SIR DAVID: Will you now please turn to page 8 of the British document book, where you’ll find your speech on Hero’s day, March 12th, 1944. You say this:
"What would have become of our fatherland today if the Führer had not unified us under Nationalsocialism? Divided parties, battered by the ever spreading poison of Jewry and vulnerable because we lacked the opposition of our present unyielding ideology; therefore we would have succumbed long ago to the burden of this war and we would had surrendered to an enemy that would have destroyed us mercilessly". Document 2878-PS.
What did you mean by the ever spreading poison of Jewry?
DÖNITZ: I meant we were living in a situation of unity and that this unity represented fortitude and that all elements and power …….
SIR DAVID: No, that is not what I asked. I ask you: what did you mean by the ever spreading poison of Jewry? It is your statement and you are going to tell us what you meant by it.
DÖNITZ: I can imagine it would be very difficult for the inhabitants of the cities to withstand the heavy bombardments if such an influence could have taken hold, that is what I meant.
SIR DAVID: Well, you can tell me again what you meant by the ever spreading poison of Jewry.
DÖNITZ: It meant it could have had a devastating effect on the endurance of the population and during our country’s life and death struggle; as a soldier, I was very worried about it.
SIR DAVID: Well, that is what I wanted to know. You were the commander-in-chief and you indoctrinated 600.000 to 700.000 people. Why did you tell them Jewry was an ever spreading poison in partypolitics. Why was that? What was it you had against Jews that made you think they would have a bad influence on Germany?

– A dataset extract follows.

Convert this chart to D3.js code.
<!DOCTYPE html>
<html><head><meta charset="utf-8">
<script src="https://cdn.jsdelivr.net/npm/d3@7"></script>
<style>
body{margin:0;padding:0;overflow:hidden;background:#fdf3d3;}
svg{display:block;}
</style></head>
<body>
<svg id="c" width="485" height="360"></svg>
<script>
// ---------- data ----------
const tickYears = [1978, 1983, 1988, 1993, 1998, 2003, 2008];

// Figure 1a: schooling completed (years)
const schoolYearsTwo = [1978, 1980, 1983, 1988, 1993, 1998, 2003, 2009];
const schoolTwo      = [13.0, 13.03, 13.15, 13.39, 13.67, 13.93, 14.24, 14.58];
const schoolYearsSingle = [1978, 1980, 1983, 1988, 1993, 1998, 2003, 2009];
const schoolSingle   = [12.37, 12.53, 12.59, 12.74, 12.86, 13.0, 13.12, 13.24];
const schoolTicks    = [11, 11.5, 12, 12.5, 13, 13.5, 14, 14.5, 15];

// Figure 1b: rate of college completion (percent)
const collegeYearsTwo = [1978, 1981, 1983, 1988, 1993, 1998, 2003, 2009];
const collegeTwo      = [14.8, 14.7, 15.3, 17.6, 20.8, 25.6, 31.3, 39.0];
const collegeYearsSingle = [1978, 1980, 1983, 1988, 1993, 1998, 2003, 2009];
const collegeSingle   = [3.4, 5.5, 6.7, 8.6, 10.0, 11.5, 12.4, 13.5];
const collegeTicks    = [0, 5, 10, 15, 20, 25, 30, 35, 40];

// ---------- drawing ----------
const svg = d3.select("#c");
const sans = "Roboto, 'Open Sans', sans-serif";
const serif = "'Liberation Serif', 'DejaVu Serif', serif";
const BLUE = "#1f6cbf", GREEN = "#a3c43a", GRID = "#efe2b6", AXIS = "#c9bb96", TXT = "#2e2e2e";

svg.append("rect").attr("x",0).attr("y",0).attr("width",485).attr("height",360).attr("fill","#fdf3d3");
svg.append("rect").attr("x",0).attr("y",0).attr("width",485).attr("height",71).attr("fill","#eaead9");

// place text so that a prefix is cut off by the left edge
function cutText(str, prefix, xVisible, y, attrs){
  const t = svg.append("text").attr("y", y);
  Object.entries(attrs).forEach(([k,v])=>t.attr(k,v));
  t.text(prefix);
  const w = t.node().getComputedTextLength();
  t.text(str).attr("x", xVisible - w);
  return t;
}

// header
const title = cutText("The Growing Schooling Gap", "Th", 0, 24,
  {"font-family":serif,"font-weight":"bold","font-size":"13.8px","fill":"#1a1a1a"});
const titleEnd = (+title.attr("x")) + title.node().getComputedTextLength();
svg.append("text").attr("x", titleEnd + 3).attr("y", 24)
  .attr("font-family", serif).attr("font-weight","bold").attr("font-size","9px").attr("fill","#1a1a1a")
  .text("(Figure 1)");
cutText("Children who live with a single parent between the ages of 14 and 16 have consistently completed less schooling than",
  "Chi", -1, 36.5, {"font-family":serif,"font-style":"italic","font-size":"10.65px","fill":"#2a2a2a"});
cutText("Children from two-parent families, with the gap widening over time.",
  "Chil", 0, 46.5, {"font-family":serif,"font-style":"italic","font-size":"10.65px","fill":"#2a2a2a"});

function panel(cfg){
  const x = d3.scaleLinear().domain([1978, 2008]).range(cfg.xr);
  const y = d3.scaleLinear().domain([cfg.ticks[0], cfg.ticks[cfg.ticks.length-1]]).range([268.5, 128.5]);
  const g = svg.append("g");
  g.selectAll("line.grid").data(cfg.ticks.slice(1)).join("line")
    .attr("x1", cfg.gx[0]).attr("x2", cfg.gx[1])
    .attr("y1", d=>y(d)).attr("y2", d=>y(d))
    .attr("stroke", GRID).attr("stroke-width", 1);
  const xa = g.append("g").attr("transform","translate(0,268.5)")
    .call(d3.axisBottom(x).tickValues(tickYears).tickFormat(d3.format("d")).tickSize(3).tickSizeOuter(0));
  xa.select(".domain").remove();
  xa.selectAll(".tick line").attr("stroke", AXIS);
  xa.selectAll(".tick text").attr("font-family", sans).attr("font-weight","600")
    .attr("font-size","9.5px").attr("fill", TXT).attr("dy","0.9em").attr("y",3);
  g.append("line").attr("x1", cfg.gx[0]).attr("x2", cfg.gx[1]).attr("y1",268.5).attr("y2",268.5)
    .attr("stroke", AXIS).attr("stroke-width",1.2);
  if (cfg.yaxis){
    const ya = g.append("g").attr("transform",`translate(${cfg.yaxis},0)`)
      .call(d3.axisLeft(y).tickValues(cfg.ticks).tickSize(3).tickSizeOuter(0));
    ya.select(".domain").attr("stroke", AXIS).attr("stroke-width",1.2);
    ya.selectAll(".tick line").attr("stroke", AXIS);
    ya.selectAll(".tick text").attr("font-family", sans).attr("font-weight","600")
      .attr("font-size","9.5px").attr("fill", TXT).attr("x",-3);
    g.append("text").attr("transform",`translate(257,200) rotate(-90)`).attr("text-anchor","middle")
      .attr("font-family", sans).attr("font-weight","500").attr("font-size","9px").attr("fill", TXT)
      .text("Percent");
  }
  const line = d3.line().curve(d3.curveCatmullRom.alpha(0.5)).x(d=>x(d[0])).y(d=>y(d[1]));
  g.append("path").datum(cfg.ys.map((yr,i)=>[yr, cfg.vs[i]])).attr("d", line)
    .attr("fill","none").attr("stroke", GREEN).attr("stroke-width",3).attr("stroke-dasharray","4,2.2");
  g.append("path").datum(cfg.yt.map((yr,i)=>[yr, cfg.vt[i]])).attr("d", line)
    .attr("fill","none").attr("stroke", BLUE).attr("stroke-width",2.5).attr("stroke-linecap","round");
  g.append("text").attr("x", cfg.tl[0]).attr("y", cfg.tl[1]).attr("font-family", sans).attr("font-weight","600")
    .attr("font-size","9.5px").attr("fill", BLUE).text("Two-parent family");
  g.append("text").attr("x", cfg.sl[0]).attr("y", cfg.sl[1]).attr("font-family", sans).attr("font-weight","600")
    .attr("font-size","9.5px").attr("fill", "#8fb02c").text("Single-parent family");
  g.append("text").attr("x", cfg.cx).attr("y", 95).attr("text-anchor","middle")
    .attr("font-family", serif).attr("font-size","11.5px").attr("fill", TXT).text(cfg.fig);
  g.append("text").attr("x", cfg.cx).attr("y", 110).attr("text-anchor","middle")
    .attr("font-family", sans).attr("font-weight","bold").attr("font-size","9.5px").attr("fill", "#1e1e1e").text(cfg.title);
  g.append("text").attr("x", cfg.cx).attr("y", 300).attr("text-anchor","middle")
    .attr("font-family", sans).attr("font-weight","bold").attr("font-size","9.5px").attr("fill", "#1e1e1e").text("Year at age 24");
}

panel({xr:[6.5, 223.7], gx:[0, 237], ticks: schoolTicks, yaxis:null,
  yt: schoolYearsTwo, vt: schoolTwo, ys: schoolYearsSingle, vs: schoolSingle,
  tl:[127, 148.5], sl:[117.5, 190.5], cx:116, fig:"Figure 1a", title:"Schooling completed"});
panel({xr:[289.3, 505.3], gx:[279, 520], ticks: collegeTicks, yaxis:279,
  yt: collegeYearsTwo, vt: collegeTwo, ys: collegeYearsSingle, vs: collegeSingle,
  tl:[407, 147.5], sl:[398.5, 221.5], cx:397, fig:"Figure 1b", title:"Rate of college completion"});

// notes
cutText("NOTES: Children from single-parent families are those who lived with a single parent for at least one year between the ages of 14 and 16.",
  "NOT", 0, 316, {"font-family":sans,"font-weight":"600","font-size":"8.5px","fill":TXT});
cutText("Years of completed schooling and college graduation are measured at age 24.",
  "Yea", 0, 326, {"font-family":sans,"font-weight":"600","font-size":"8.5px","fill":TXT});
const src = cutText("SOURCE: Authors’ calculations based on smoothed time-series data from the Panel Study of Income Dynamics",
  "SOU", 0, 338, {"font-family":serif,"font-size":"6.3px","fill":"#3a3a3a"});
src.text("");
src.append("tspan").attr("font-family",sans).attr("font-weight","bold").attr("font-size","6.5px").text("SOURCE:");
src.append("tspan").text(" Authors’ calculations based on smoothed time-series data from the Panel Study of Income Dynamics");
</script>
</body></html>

DÖNITZ: That statement was made in my memorial speech on Hero’s Day. It shows that it was my opinion that the endurance, the capacity of the population such as it was, to endure could have been better maintained if there were no Jewish elements within the nation.

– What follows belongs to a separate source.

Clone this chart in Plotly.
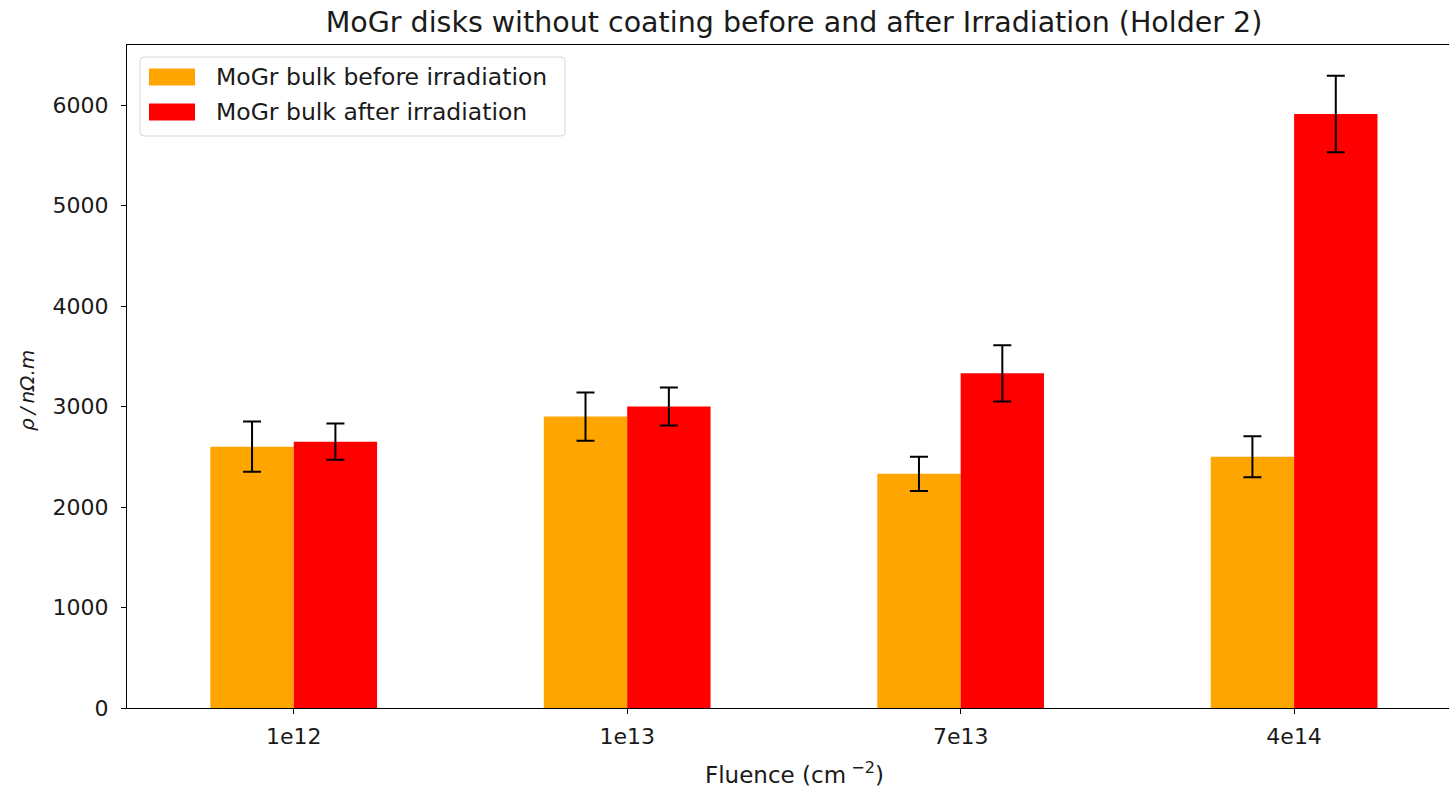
import plotly.graph_objects as go

# ---- data ----
categories = ["1e12", "1e13", "7e13", "4e14"]
before_values = [2600, 2900, 2330, 2500]
before_errors = [250, 240, 170, 205]
after_values = [2650, 3000, 3330, 5910]
after_errors = [180, 190, 280, 380]
series_names = ["MoGr bulk before irradiation", "MoGr bulk after irradiation"]
series_colors = ["#FFA500", "#FF0000"]
y_ticks = [0, 1000, 2000, 3000, 4000, 5000, 6000]

W, H = 1449, 787
L, R, T, B = 127, 0, 45, 79
FONT = "DejaVu Sans"
TXT = "#1a1a1a"


def px2x(px):
    return (px - L) / (W - L - R)


def py2y(py):
    return (H - B - py) / (H - T - B)


fig = go.Figure()
for name, vals, errs, col in [
    (series_names[0], before_values, before_errors, series_colors[0]),
    (series_names[1], after_values, after_errors, series_colors[1]),
]:
    fig.add_trace(go.Bar(
        x=categories, y=vals, name=name, marker=dict(color=col, line=dict(width=0)),
        error_y=dict(type="data", array=errs, visible=True, color="black",
                     thickness=2, width=9),
        showlegend=False,
    ))

# custom legend (matplotlib style)
shapes = []
x0, x1, y0, y1 = px2x(140), px2x(565), py2y(57), py2y(136)
rx, ry = 4 / (W - L - R), 4 / (H - T - B)
path = (f"M {x0+rx},{y0} L {x1-rx},{y0} Q {x1},{y0} {x1},{y0-ry} "
        f"L {x1},{y1+ry} Q {x1},{y1} {x1-rx},{y1} L {x0+rx},{y1} "
        f"Q {x0},{y1} {x0},{y1+ry} L {x0},{y0-ry} Q {x0},{y0} {x0+rx},{y0} Z")
shapes.append(dict(type="path", xref="paper", yref="paper", path=path,
                   fillcolor="rgba(255,255,255,0.8)", line=dict(color="#d6d6d6", width=1)))
annotations = []
for i, (name, col) in enumerate(zip(series_names, series_colors)):
    cy = 77 + i * 35
    shapes.append(dict(type="rect", xref="paper", yref="paper",
                       x0=px2x(149), x1=px2x(195), y0=py2y(cy - 8.5), y1=py2y(cy + 8.5),
                       fillcolor=col, line=dict(width=0)))
    annotations.append(dict(xref="paper", yref="paper", x=px2x(214), y=py2y(cy),
                            xanchor="left", yanchor="middle", text=name, showarrow=False,
                            font=dict(family=FONT, size=23.5, color=TXT)))

# axis titles
annotations.append(dict(xref="paper", yref="paper", x=px2x(794), y=py2y(773),
                        xanchor="center", yanchor="middle", showarrow=False,
                        text="Fluence (cm<sup> \u22122</sup>)",
                        font=dict(family=FONT, size=23, color=TXT)))
annotations.append(dict(xref="paper", yref="paper", x=px2x(27), y=py2y(391),
                        xanchor="center", yanchor="middle", showarrow=False, textangle=-90,
                        text="<i>\u03c1\u2009/\u2009n\u03a9.m</i>",
                        font=dict(family=FONT, size=20, color=TXT)))

fig.update_layout(
    width=W, height=H,
    margin=dict(l=L, r=R, t=T, b=B, pad=0),
    paper_bgcolor="white", plot_bgcolor="white",
    barmode="group", bargap=0.5, bargroupgap=0,
    font=dict(family=FONT, size=22, color=TXT),
    title=dict(text="MoGr disks without coating before and after Irradiation (Holder 2)",
               xref="container", yref="container", x=794 / W, y=1 - 22 / H,
               xanchor="center", yanchor="middle",
               font=dict(family=FONT, size=28.5, color=TXT)),
    shapes=shapes, annotations=annotations,
    xaxis=dict(range=[-0.5, 3.4645], showgrid=False, zeroline=False,
               showline=True, linecolor="black", linewidth=1.2, mirror=True,
               ticks="outside", ticklen=5, tickwidth=1.2, tickcolor="black",
               ticklabelstandoff=3,
               tickfont=dict(family=FONT, size=22, color=TXT)),
    yaxis=dict(range=[0, 6597], tickvals=y_ticks, showgrid=False, zeroline=False,
               showline=True, linecolor="black", linewidth=1.2, mirror=False,
               ticks="outside", ticklen=5, tickwidth=1.2, tickcolor="black",
               ticklabelstandoff=8,
               tickfont=dict(family=FONT, size=22, color=TXT)),
)

fig.write_html("out.html")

SIR DAVID: This kind of talk, the ever spreading poison of Jewry raised an state of mind that led to the death of five or six million Jews during these past years Are you saying you knew nothing of the actions and intentions to do away with the Jews and exterminate them?
DÖNITZ: Yes of course I say that. I knew absolutely nothing about it and if that kind of statement has been made, it is no proof yet that I had any presumption of the killing of Jews.
This explanation was probably sufficient for the Tribunal not to charge Dönitz with crimes against humanity.
The Tribunal did not find him guilty of count one of the indictment but did find him guilty on counts two and three. The charges against Dönitz were largely based on Weisung 154, the order of unlimited submarine warfare that was in violation of the Navy Protocol of 1936 which had been signed by Germany too, as well as the Laconia order Dönitz had issued following the Laconia incident. Dönitz’ defence got unexpected support from the American admiraal Chester Nimitz, among others, who stated that the Americans had also been waging unlimited submarine warfare in the Pacifc. Dönitz was not held accountable for the Laconia order. Karl Dönitz was sentenced to ten years imprisonment. He served his sentence in Spandau prison in what was Western Berlin at the time.
Karl Dönitz was released on October 1st, 1956 and he and his wife retired to the village of Aumühle, near Hamburg in northern Germany. Here he wrote the books "Zehn Jahre und zwanzig Tage" (Ten years and twenty days) and "Mein wechselvolles Leben" (My varied life). In both autobiographic works, he emphasized his life as a non-political officer, just like he had done in his defence at the Nuremberg trial. In later life, he grabbed every opportunity to distance his name and that of the German navy from the crimes against humanity committed by the Nazi regime. He would have acted like a soldier who had to obey orders. Karl Dönitz died of a heart attack, 89 years old on December 24th, 1980. On January 6th, 1981, he was buried without military honours in Waldfriedhof cemetery in Aumühle-Wohltorf, though in the presence of hundreds of German and foreign former officers and other veterans of the war.